Defending his crown in 2019 was much harder. Thomas got himself back in shape but he crashed at the Tour de Suisse, two weeks before the Tour de France. His young teammate Egan Bernal swept to Suisse victory and although Thomas recovered to make the start line of the Tour de France, the pair were installed as co-leaders by Ineos team principal Dave Brailsford in an obvious downvote of confidence in Thomas's form.
Thomas was clearly a little shaken, and Bernal was too strong. After the Colombian's yellow jersey was all but confirmed on stage 20 atop Val Thorens, I found Thomas sitting down on a little wall outside the media tent. He was exhausted and he was clearly hurting. This was perhaps his best chance to become a multiple grand-tour champion and it had slipped by. Yet the next day he smiled and held his teammate's hand magnanimously as they processioned down the Champs-Elysees, the bridesmaid once more after years serving Wiggins and Froome.
There have been many other glories, like the Olympic golds won in Beijing (looking barely a man) and London, and notable stage races such as Paris-Nice (2016), Dauphine (2018), Romandie (2021) and Suisse (2022). From track to time trial to the highest Alpine roads, Thomas proved to be an accomplished all-round talent.
He rode the wave of British Cycling's transformation, from no medals at the 1996 Atlanta Olympics to 14 medals at Beijing 2008. Britain boomed into a cycling powerhouse under performance director Dave Brailsford, who then set Team Sky the quest of winning the Tour de France and achieved the feat with Bradley Wiggins in 2012, before Froome's years of domination and Thomas's triumph in 2018.
Thomas had a front-row seat for the low moments too, like the Jiffy bag scandal which ended with a government select committee accusing Team Sky of 'crossing the ethical line that David Brailsford says he himself drew'. Froome's adverse analytical finding cast another shadow over the team, but Thomas emerged largely unscathed from this period, unruffled, with the air of a man who not only despised doping but thought it was probably a faff.

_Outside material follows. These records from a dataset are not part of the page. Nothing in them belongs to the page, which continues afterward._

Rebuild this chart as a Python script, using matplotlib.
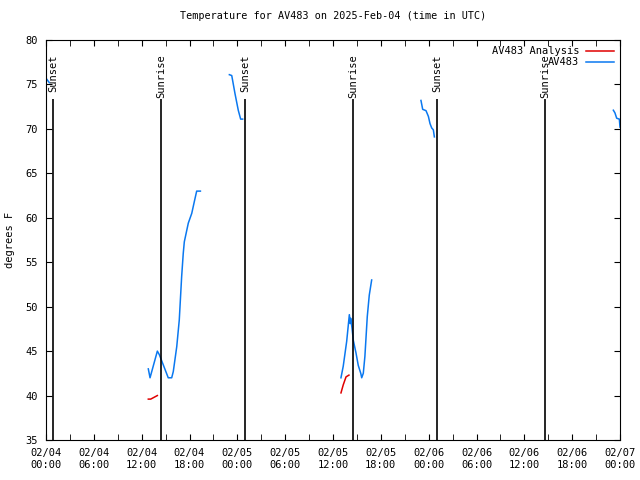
import matplotlib
matplotlib.use("Agg")
import matplotlib.pyplot as plt
import matplotlib.dates as mdates
from datetime import datetime

plt.rcParams['font.family'] = ['DejaVu Sans Mono']
plt.rcParams['font.size'] = 7.5

def ts(lst):
    return [datetime.strptime(s, "%m/%d %H:%M").replace(year=2025) for s in lst]

# observed temperature (blue), one list per contiguous segment
obs0_t = ["02/04 00:05", "02/04 00:25"]
obs0_v = [75.6, 75.2]
obs1_t = ["02/04 12:50", "02/04 13:03", "02/04 13:58", "02/04 14:13", "02/04 15:20",
          "02/04 15:46", "02/04 15:58", "02/04 16:24", "02/04 16:43", "02/04 16:54",
          "02/04 17:01", "02/04 17:13", "02/04 17:21", "02/04 17:51", "02/04 18:17",
          "02/04 18:36", "02/04 18:54", "02/04 19:22"]
obs1_v = [43, 42, 45, 44.6, 42, 42, 42.7, 45.5, 48.5, 51.5, 53.4, 56, 57.3, 59.4,
          60.5, 61.8, 63, 63]
obs2_t = ["02/04 23:00", "02/04 23:18", "02/04 23:42", "02/05 00:07", "02/05 00:25",
          "02/05 00:40"]
obs2_v = [76.1, 76, 74, 72.1, 71.1, 71.1]
obs3_t = ["02/05 13:00", "02/05 13:17", "02/05 13:43", "02/05 14:03", "02/05 14:10",
          "02/05 14:13", "02/05 14:23", "02/05 14:33", "02/05 14:53", "02/05 15:10",
          "02/05 15:29", "02/05 15:36", "02/05 15:48", "02/05 16:00", "02/05 16:18",
          "02/05 16:33", "02/05 16:51"]
obs3_v = [42.0, 43.3, 46.1, 49.1, 48.1, 48.7, 47.6, 46.2, 44.8, 43.4, 42.5, 42,
          42.5, 44.4, 48.9, 51.3, 53]
obs4_t = ["02/05 23:02", "02/05 23:15", "02/05 23:40", "02/05 23:58", "02/06 00:10",
          "02/06 00:23", "02/06 00:35", "02/06 00:43"]
obs4_v = [73.2, 72.2, 72.05, 71.4, 70.6, 70.1, 69.9, 69.1]
obs5_t = ["02/06 23:10", "02/06 23:22", "02/06 23:35", "02/06 23:55", "02/07 00:00"]
obs5_v = [72.1, 71.8, 71.2, 71.1, 70.2]

# analysis (red)
ana1_t = ["02/04 12:50", "02/04 13:08", "02/04 13:33", "02/04 13:58"]
ana1_v = [39.6, 39.6, 39.8, 40.0]
ana2_t = ["02/05 13:00", "02/05 13:17", "02/05 13:38", "02/05 14:00"]
ana2_v = [40.3, 41.2, 42.1, 42.3]

# sun events
sun_t = ["02/04 00:53", "02/04 14:26", "02/05 00:58", "02/05 14:31", "02/06 01:03",
         "02/06 14:35"]
sun_lab = ["Sunset", "Sunrise", "Sunset", "Sunrise", "Sunset", "Sunrise"]

blue = '#0a78f0'
red = '#e00000'

fig = plt.figure(figsize=(6.4, 4.8), dpi=100)
ax = fig.add_axes([46/640, 40/480, 574/640, 400/480])

segs = [(obs0_t, obs0_v), (obs1_t, obs1_v), (obs2_t, obs2_v), (obs3_t, obs3_v),
        (obs4_t, obs4_v), (obs5_t, obs5_v)]
for i, (t, v) in enumerate(segs):
    ax.plot(ts(t), v, color=blue, lw=1.1, label='AV483' if i == 0 else None)
for i, (t, v) in enumerate([(ana1_t, ana1_v), (ana2_t, ana2_v)]):
    ax.plot(ts(t), v, color=red, lw=1.1, label='AV483 Analysis' if i == 0 else None)

for t, lab in zip(ts(sun_t), sun_lab):
    ax.vlines(t, 35, 73.4, color='black', lw=1.2)
    ax.text(t, 78.4, lab, rotation=90, ha='center', va='top')

ax.set_xlim(datetime(2025, 2, 4), datetime(2025, 2, 7))
ax.set_ylim(35, 80)
ax.set_yticks(range(35, 81, 5))
ax.xaxis.set_major_locator(mdates.HourLocator(byhour=range(0, 24, 6)))
ax.xaxis.set_minor_locator(mdates.HourLocator(byhour=range(3, 24, 6)))
ax.xaxis.set_major_formatter(mdates.DateFormatter('%m/%d\n%H:%M'))
ax.tick_params(which='both', direction='in', top=True, right=True, length=4, pad=6)

ax.set_ylabel('degrees F')
ax.yaxis.set_label_coords(-31/574, 0.5)
ax.set_title('Temperature for AV483 on 2025-Feb-04 (time in UTC)', fontsize=7.3, pad=15)

h, l = ax.get_legend_handles_labels()
ax.legend(h[::-1], l[::-1], loc='upper right', frameon=False, markerfirst=False,
          handlelength=2.7, handletextpad=0.6, borderaxespad=0.2, labelspacing=0.1)

fig.savefig('out.png', dpi=100)
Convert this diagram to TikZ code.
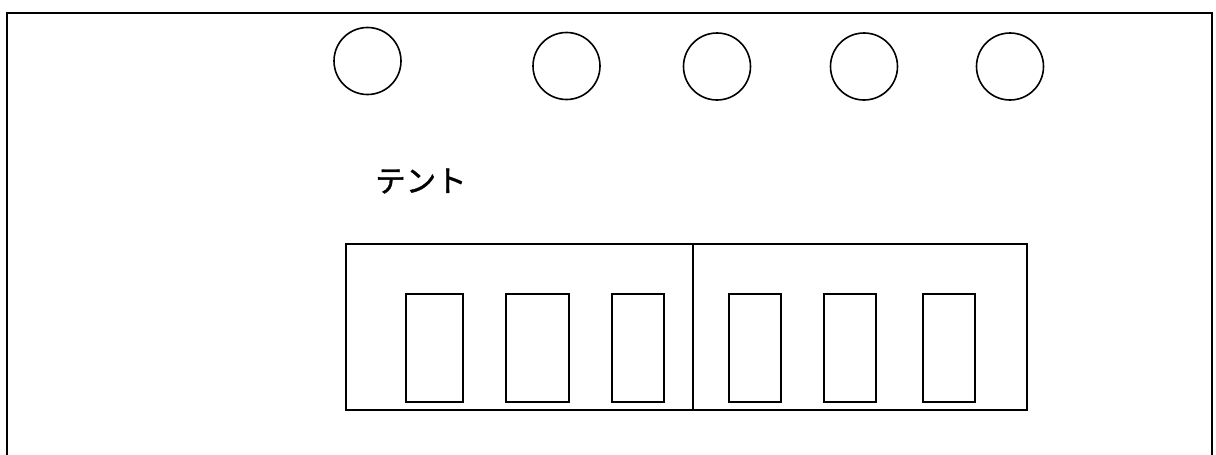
\documentclass[tikz,border=0pt]{standalone}
\usepackage{fontspec}
\newfontfamily\jpfont[FakeBold=1.2]{Noto Sans CJK JP}
\begin{document}
\begin{tikzpicture}[x=1pt,y=-1pt,
  hole/.style={circle,draw,line width=1.6pt,minimum size=67pt,inner sep=0pt},
  half/.style={rectangle,draw,line width=1.1pt,inner sep=0pt},
  slot/.style={rectangle,draw,line width=1.1pt,inner sep=0pt,minimum height=108pt},
  lbl/.style={font=\jpfont\fontsize{30.5}{32}\selectfont,inner sep=0pt,anchor=west}]
\useasboundingbox (0,0) rectangle (1216,455);
\fill[white] (0,0) rectangle (1216,455);
% outer frame (bottom edge outside the picture)
\coordinate (fbl) at (7,458);
\coordinate (ftl) at (7,13);
\coordinate (ftr) at (1212,13);
\coordinate (fbr) at (1212,458);
\draw[line width=1.2pt] (fbl) -- (ftl) -- (ftr) -- (fbr);
% circles
\node[hole] (c1) at (367.5,61) {};
\node[hole] (c2) at (566.5,66) {};
\node[hole] (c3) at (717,66.5) {};
\node[hole] (c4) at (864,66.5) {};
\node[hole] (c5) at (1010,66.5) {};
% label
\node[lbl] (t) at (375,181) {テント};
% tent halves
\node[half,minimum width=347pt,minimum height=166pt] (hl) at (519.5,327) {};
\node[half,minimum width=334pt,minimum height=166pt] (hr) at (860,327) {};
% slots
\node[slot,minimum width=57pt] (s1) at (434.5,348) {};
\node[slot,minimum width=63pt] (s2) at (537.5,348) {};
\node[slot,minimum width=52pt] (s3) at (638,348) {};
\node[slot,minimum width=52pt] (s4) at (755,348) {};
\node[slot,minimum width=52pt] (s5) at (850,348) {};
\node[slot,minimum width=52pt] (s6) at (949,348) {};
\end{tikzpicture}
\end{document}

He came close to becoming a multiple grand-tour champion not just at the 2019 Tour de France but agonisingly missing out on the 2022 Giro d'Italia by 14 seconds to Primoz Roglic. Thomas finished on the Giro podium again last year, showing remarkable longevity into his late 30s, and yet the 10-minute gap to winner Tadej Pogacar underlined the challenge in toppling the sport's new stars.
And so perhaps, as he predicted, Thomas might be remembered as a one-hit wonder. He achieved so much more but if so, at least it was the greatest hit of all. 'I got into cycling because of this race,' he said on the winners' podium in 2018. 'I remember running home from school to watch it. The dream was always just to be a part of it. Now I'm here in the yellow jersey and it's just insane.'
In winning the Tour de France, one of Britain's less heralded sporting stars began to receive wider recognition beyond the cycling world. He won the Sports Personality of the Year award and was recognised in Queen's honours list – no longer 'DNF' but 'OBE'. And perhaps this will be the story of Thomas, the rider who couldn't stop falling off his bike, who will end his career as a symbol of determination and durability.